La seconda cosa che non posso capire è se e quanto la situazione interna sia davvero così allo sbando da far sì che Marchionne chieda di blindare quelle clausole. In Fiat dovrebbero ricordarselo: la marcia dei 40000 è stato sicuramente un colpo mediatico di Romiti, ma mi sa che anche il sindacato di errori ne aveva fatti. Vediamo che succederà adesso.
Aggiornamento: (h15:15) ho specificato meglio il punto 15.
Aggiornamento: (h17:00) Mi hanno fatto notare che ho preso una versione più vecchia del documento. Ecco le modifiche rlevanti intervenute in quella finale:
(7) è aggiunta la possibilità di studiare con le RSU come fare i recuperi produttivi: in realtà non cambia nulla.
(8) Innanzitutto viene tolta la possibilità di cercare misure alternative contro i certificati medici nei giorni di sciopero, lasciando solo la commissione azienda-sindacato per individuare i veri malati; inoltre Fiat può chiudere la fabbrica se in periodo elettorale ci sono troppe assenze. Cade così la pregiudiziale costituzionale di cui parlavo sopra; però la toppa è peggiore del buco perché blocca ferie e permessi anche a chi non si faceva candidare per starsene a casa un mese, con la beffa che bisogna anche recuperare quelle giornate perse come da punto 7.

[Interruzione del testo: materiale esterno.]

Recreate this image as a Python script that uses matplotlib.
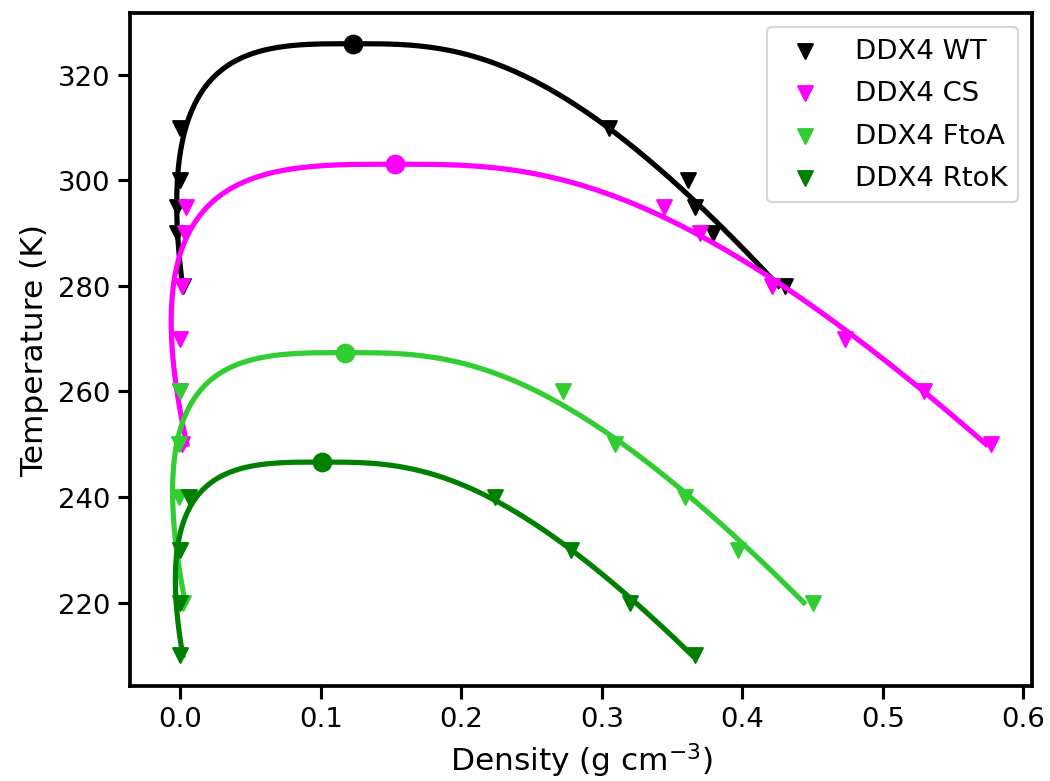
import numpy as np
import matplotlib
matplotlib.use("Agg")
import matplotlib.pyplot as plt

# coexistence densities (g cm^-3)
labels = ["DDX4 WT", "DDX4 CS", "DDX4 FtoA", "DDX4 RtoK"]
colors = ["black", "magenta", "limegreen", "green"]

wt_T = [310, 300, 295, 290, 280]
wt_low = [0.000, 0.000, -0.002, -0.002, 0.002]
wt_high = [0.305, 0.361, 0.366, 0.379, 0.430]

cs_T = [295, 290, 280, 270, 260, 250]
cs_low = [0.004, 0.003, 0.001, 0.000, 0.000, 0.001]
cs_high = [0.344, 0.370, 0.421, 0.473, 0.529, 0.577]

ftoa_T = [260, 250, 240, 230, 220]
ftoa_low = [0.000, -0.001, -0.001, 0.000, 0.002]
ftoa_high = [0.272, 0.309, 0.359, 0.397, 0.450]

rtok_T = [240, 230, 220, 210]
rtok_low = [0.006, 0.000, 0.000, 0.000]
rtok_high = [0.224, 0.278, 0.320, 0.366]

beta = 0.325


def fit_binodal(T, low, high):
    """Rectilinear diameters + critical scaling law."""
    T = np.array(T, float)
    low = np.array(low, float)
    high = np.array(high, float)
    # T = Tc - k * (rho_H - rho_L)^(1/beta)
    u = (high - low) ** (1 / beta)
    slope, Tc = np.polyfit(u, T, 1)
    B = (-Tc / slope) ** beta
    # (rho_H + rho_L)/2 = c + d*T
    d, c = np.polyfit(T, (high + low) / 2, 1)
    rho_c = c + d * Tc
    Ts = np.linspace(T.min(), Tc, 1000)
    diam = c + d * Ts
    half = 0.5 * B * (1 - Ts / Tc) ** beta
    x = np.concatenate([diam - half, (diam + half)[::-1]])
    y = np.concatenate([Ts, Ts[::-1]])
    return x, y, rho_c, Tc


datasets = [
    (wt_T, wt_low, wt_high),
    (cs_T, cs_low, cs_high),
    (ftoa_T, ftoa_low, ftoa_high),
    (rtok_T, rtok_low, rtok_high),
]

fig = plt.figure(figsize=(7, 5.2133), dpi=150)
ax = fig.add_axes([0.124, 0.1215, 0.859, 0.8605])

for (T, low, high), lab, col in zip(datasets, labels, colors):
    ax.scatter(list(low) + list(high), list(T) + list(T), marker="v",
               s=50, color=col, label=lab, zorder=3)
    x, y, rho_c, Tc = fit_binodal(T, low, high)
    ax.plot(x, y, color=col, lw=2.5, zorder=3)
    ax.plot(rho_c, Tc, "o", color=col, ms=8.5, zorder=4)

ax.set_xlabel("Density (g cm$^{-3}$)", fontsize=15)
ax.set_ylabel("Temperature (K)", fontsize=15)
ax.tick_params(labelsize=13.2, length=6, width=1.5)
for sp in ax.spines.values():
    sp.set_linewidth(1.8)
ax.legend(loc="upper right", fontsize=13.2, labelspacing=0.6)

fig.savefig("out.png", dpi=150)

Aggiungo, rileggendo il tutto, che il punto 14 è un po’ strano, a meno che non riguardi l’obbligo per i sindacalisti di non remare contro l’accordo dopo averlo firmato; il che probabilmente è la ragione per cui Fiom ha deciso di non legarsi le mani. La cosa è delicata, perché non è chiaro quali siano le parti di vertenze sindacali legate esplicitamente a quella bozza di intesa; non so se un pretore del lavoro le accetterebbe come valide.